Ogham and some tooling

Toadflax

Native
Mar 26, 2007
1,783
5
65
Oxfordshire
Thanks Geoff before i would just wipe it with a damp songe several times and leave for 15 mins but i think your clingfilm idea is a great tip i will try that out!

The other great use for clingfilm (thanks to Eric Methven for this one) is when tracing your pattern onto the leather. Initially, I got myself a pad of decent tracing paper, traced in pencil and then went over it with the stylus to mark the design on the leather. Tracing paper is fairly water resistant, so this works pretty well. But...
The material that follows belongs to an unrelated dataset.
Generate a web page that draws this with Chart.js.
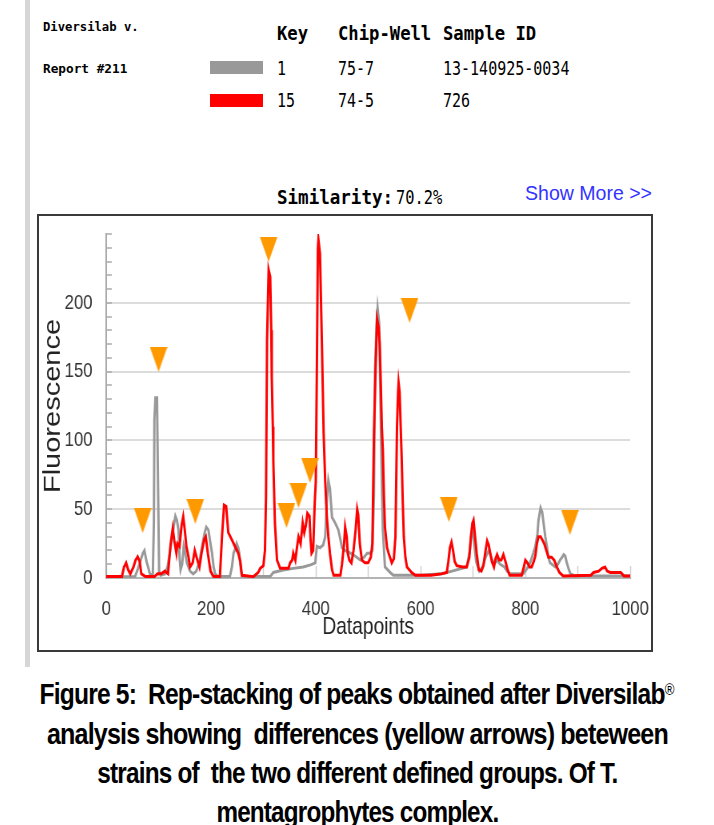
<!DOCTYPE html>
<html><head><meta charset="utf-8">
<script src="https://cdn.jsdelivr.net/npm/chart.js@4.4.1/dist/chart.umd.min.js"></script>
<style>
html,body{margin:0;padding:0;background:#fff;overflow:hidden;width:714px;height:825px;}
.abs{position:absolute;white-space:nowrap;line-height:1;transform-origin:0 0;color:#000;}
.mono{font-family:'DejaVu Sans Mono',monospace;}
.b{font-weight:bold;}
.cap{position:absolute;left:-300px;width:1314px;text-align:center;font-family:'Liberation Sans Narrow','Liberation Sans',Arial,sans-serif;font-weight:bold;font-size:30px;line-height:30px;color:#000;white-space:nowrap;}
.cap span{display:inline-block;transform-origin:50% 50%;letter-spacing:-1px;}
.cap sup{font-weight:normal;font-size:16px;vertical-align:top;position:relative;top:-4px;}
</style></head><body>
<div style="position:absolute;left:25px;top:0;width:5px;height:667px;background:#d6d6d6"></div>

<div class="abs mono b" style="left:43px;top:19.5px;font-size:13px;transform:scaleX(0.94)">Diversilab v.</div>
<div class="abs mono b" style="left:43px;top:61.5px;font-size:13px;transform:scaleX(0.98)">Report #211</div>

<div class="abs mono b" style="left:277px;top:22.7px;font-size:20px;transform:scaleX(0.86)">Key</div>
<div class="abs mono b" style="left:338px;top:22.7px;font-size:20px;transform:scaleX(0.86)">Chip-Well</div>
<div class="abs mono b" style="left:443px;top:22.7px;font-size:20px;transform:scaleX(0.86)">Sample ID</div>

<div style="position:absolute;left:210px;top:61px;width:53px;height:13px;background:#999"></div>
<div class="abs mono" style="left:277px;top:57.7px;font-size:20px;transform:scaleX(0.75)">1</div>
<div class="abs mono" style="left:338px;top:57.7px;font-size:20px;transform:scaleX(0.75)">75-7</div>
<div class="abs mono" style="left:443px;top:57.7px;font-size:20px;transform:scaleX(0.75)">13-140925-0034</div>

<div style="position:absolute;left:210px;top:94px;width:53px;height:13px;background:#ff0000"></div>
<div class="abs mono" style="left:277px;top:89.7px;font-size:20px;transform:scaleX(0.75)">15</div>
<div class="abs mono" style="left:338px;top:89.7px;font-size:20px;transform:scaleX(0.75)">74-5</div>
<div class="abs mono" style="left:443px;top:89.7px;font-size:20px;transform:scaleX(0.75)">726</div>

<div class="abs mono b" style="left:277px;top:186.7px;font-size:20px;transform:scaleX(0.876)">Similarity:</div>
<div class="abs mono" style="left:396px;top:186.7px;font-size:20px;transform:scaleX(0.77)">70.2%</div>
<div class="abs" style="left:525px;top:182.3px;font-size:21px;font-family:'Liberation Sans',Arial,sans-serif;color:#3333ff;transform:scaleX(0.93)">Show More &gt;&gt;</div>

<div style="position:absolute;left:37px;top:214px;width:612px;height:434px;border:2px solid #3a3a3a"></div>
<canvas id="c" width="765" height="434" style="position:absolute;left:39px;top:216px;transform:scaleX(0.8);transform-origin:0 0"></canvas>

<div class="cap" style="top:679px"><span data-w="634">Figure 5:&nbsp; Rep-stacking of peaks obtained after Diversilab<sup>®</sup></span></div>
<div class="cap" style="top:718.5px"><span data-w="621">analysis showing&nbsp; differences (yellow arrows) beteween</span></div>
<div class="cap" style="top:757.8px"><span data-w="520">strains of&nbsp; the two different defined groups. Of T.</span></div>
<div class="cap" style="top:797px"><span data-w="282">mentagrophytes complex.</span></div>

<script>
// ---- data ----
const xTickLabels = [0, 200, 400, 600, 800, 1000];
const yTickLabels = [0, 50, 100, 150, 200];

const grayX = [0,55,60,65,70,73,77,80,84,89,
  91,92,94,97,99,101,104,112,117,120,
  125,129,132,135,138,140,142,145,148,151,
  154,160,166,172,178,183,188,191,195,199,
  202,205,208,214,236,240,243,247,249,252,
  254,257,259,313,319,338,357,376,390,399,
  402,408,414,418,421,424,427,431,434,437,
  443,447,450,456,466,475,485,492,498,503,
  508,511,513,516,518,521,524,526,528,532,
  542,548,600,640,660,688,694,698,701,706,
  712,718,724,730,735,740,746,752,760,765,
  771,796,805,809,815,819,823,825,829,832,
  834,838,841,844,847,857,862,866,870,873,
  876,879,883,886,895,1000];
const grayY = [0.5,1,6,12,18,20,12,8,2,3,
  40,115,131,131,65,5,2,3,8,15,
  27,38,45,42,35,15,6,10,23,18,
  11,5,3,5,12,23,33,37,35,25,
  18,8,3,1,1,8,18,22,25,22,
  18,6,1,1,4,5.8,7,8,9.5,11,
  23,22,24,30,55,71,65,44,42,40,
  35,28,22,20,18,16,13,15,18,18,
  20,60,151,185,196,185,115,70,35,8,
  4,2,2,3,5,8,20,35,30,12,
  5,8,15,20,15,10,13,10,8,5,
  3,3,8,11,18,23,32,42,51,48,
  42,30,23,15,11,8,10,13,15,17,
  16,11,6,3,1.5,1.5];

const redX = [0,30,34,38,42,46,52,56,60,64,
  67,75,92,98,105,112,118,123,127,130,
  134,136,140,144,147,150,153,157,160,165,
  169,174,178,182,187,190,194,199,205,217,
  221,225,229,233,240,246,252,256,259,281,
  290,294,300,303,305,307,310,313,315,316,
  318,319,322,326,332,348,351,355,357,361,
  364,367,371,375,378,381,384,388,390,392,
  395,398,400,402,404,405,408,410,412,415,
  418,421,424,427,431,434,447,450,454,456,
  459,461,464,468,472,476,479,481,484,488,
  494,500,505,508,511,514,517,520,522,524,
  526,528,530,532,536,539,545,549,552,555,
  557,558,560,562,564,566,568,571,574,583,
  590,620,640,650,653,656,659,662,665,669,
  680,688,693,696,699,701,704,707,711,716,
  720,724,727,730,733,736,740,743,746,750,
  754,758,762,766,770,793,797,800,804,808,
  812,816,819,822,825,829,832,836,840,844,
  850,855,860,865,872,925,930,940,946,952,
  956,962,982,988,1000];
const redY = [1,1,8,11,6,3,8,13,15.5,12,
  3,1,1,3,3,5,3,25,36,27,
  18,25,23,38.5,44.6,35,23,15.5,8,11,
  20,13,8,18,28,30,18,5,1,1,
  30,53,52,33,27.6,22.8,18,12,2,1,
  4,7,9,20,59,173,224,219,180,146,
  110,84,40,13,7,7,11,13,18,13,
  22,30,25,40,33,38,47,45,28,18,
  20,55,70,150,240,246,236,200,164,105,
  70,45,30,18,6,2,2,10,25,37,
  30,18,13,11,20,35,50,46,25,13,
  11,11,15,25,105,150,188,182,170,142,
  110,93,60,37,22,18,11,14,30,110,
  135,142,135,110,86,55,30,15,8,4,
  2,2,3,4,12,22,26,20,12,9,
  8,8,15,30,40,42,30,18,6,5,
  9,20,27,24,18,12,8,14,17,13,
  13,17,12,6,2,2,8,13,11,8,
  8,12,16,25,30,30,28,25,20,15,
  15,13,8,4,1.5,2,4,5,7,8,
  5,4,4,1.5,1.5];

// difference markers (yellow arrows)
const arrowX = [69.6, 100, 170, 310, 344, 367, 389, 579, 654, 885];
const arrowY = [41.8, 158.9, 48.4, 238.9, 45.5, 60, 78.2, 194.5, 49.8, 40.4];

// ---- build ----
const pts = (xs, ys) => xs.slice(0, Math.min(xs.length, ys.length)).map((x, i) => ({x: x, y: ys[i]}));

const tri = document.createElement('canvas');
tri.width = 22; tri.height = 25;
const tc = tri.getContext('2d');
tc.fillStyle = '#ff9900';
tc.beginPath(); tc.moveTo(0, 0); tc.lineTo(22, 0); tc.lineTo(11, 25); tc.closePath(); tc.fill();

const FONT = "'Liberation Sans', Arial, sans-serif";

new Chart(document.getElementById('c'), {
  type: 'scatter',
  data: {
    datasets: [
      {label: 'differences', data: pts(arrowX, arrowY), pointStyle: tri, pointRadius: 12, pointHoverRadius: 12, showLine: false, clip: false, order: 0},
      {label: '15', data: pts(redX, redY), showLine: true, borderColor: '#ff0000', borderWidth: 3, pointRadius: 0, tension: 0, order: 1},
      {label: '1', data: pts(grayX, grayY), showLine: true, borderColor: '#999999', borderWidth: 3, pointRadius: 0, tension: 0, order: 2}
    ]
  },
  options: {
    responsive: false,
    animation: false,
    events: [],
    layout: {padding: 0},
    plugins: {legend: {display: false}, tooltip: {enabled: false}},
    scales: {
      x: {
        type: 'linear', min: 0, max: 1000,
        afterFit: s => { s.height = 72; s.paddingLeft = 0; s.paddingRight = 26; },
        border: {display: true, color: '#b4b4b4', width: 2},
        grid: {drawOnChartArea: false, drawTicks: true, tickLength: -12, tickColor: '#d0d0d0', tickWidth: 1.5},
        ticks: {stepSize: 100, autoSkip: false, maxRotation: 0, padding: 31, color: '#333',
          font: {family: FONT, size: 21},
          callback: v => xTickLabels.includes(v) ? String(v) : ''},
        title: {display: true, text: 'Datapoints', color: '#222', font: {family: FONT, size: 24}, padding: {top: 0, bottom: 8}}
      },
      y: {
        min: 0, max: 250,
        afterFit: s => { s.width = 84; s.paddingTop = 18; s.paddingBottom = 0; },
        border: {display: true, color: '#aaaaaa', width: 2},
        grid: {
          color: c => (c.tick && yTickLabels.includes(c.tick.value) && c.tick.value > 0) ? '#dcdcdc' : 'rgba(0,0,0,0)',
          lineWidth: 2, drawTicks: true, tickLength: -7, tickColor: '#aaaaaa', tickWidth: 1.5
        },
        ticks: {stepSize: 10, autoSkip: false, padding: 24, color: '#333',
          font: {family: FONT, size: 21},
          callback: v => yTickLabels.includes(v) ? String(v) : ''},
        title: {display: true, text: 'Fluorescence', color: '#222', font: {family: FONT, size: 29}, padding: {top: 1, bottom: 0}}
      }
    }
  }
});

// fit caption lines to the reference widths
document.querySelectorAll('.cap span').forEach(sp => {
  const w = sp.getBoundingClientRect().width;
  const t = +sp.dataset.w;
  if (w > 0) sp.style.transform = 'scaleX(' + (t / w) + ')';
});
</script>
</body></html>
...if you cover the leather in clingfilm, you can lay a piece of paper over it and it won't go soggy. So it means that you can, for example, print a design off the computer and trace it directly onto the leather, without the intermediate step of copying it to tracing paper. Great for people like me who can copy but aren't too good at sketching original designs.


Geoff
 

Dreadhead

Bushcrafter through and through
ooo another great tip cheers! i usually pull up the designs on my laptop, lay the screen flat and trace off the screen. then tracing over the leather and use a pen to trace the design into the leather. will mostly likely try that clingfilm tip would save me having to trace stuff. although i dont have a printer so wont be able to use it that much
 

Toadflax

Native
Mar 26, 2007
1,783
5
65
Oxfordshire
And another method from Stohlman - useful if you're doing a repeated design - is to make your own stamp out of leather. Not something I've tried yet, and only really useful for marking cased leather in preparation for carving, rather than for deep stamping.

Trace the design onto a piece of cased leather (in reverse!), use the swivel knife to make deep cuts, dry the leather rapidly to harden it and open the cuts (e.g. in a warm oven with the door part open), then apply lacquer onto the leather to further harden it.

This can then be laid on the cased leather work piece and tapped gently with a soft mallet to make an imprint for you to use as the basis of your carving, to leave slightly raised lines on the work piece.

I suppose you could do the opposite, and background around the lines on your pattern to leave the design as raised lines on the template, which would then make small indendations when it is used.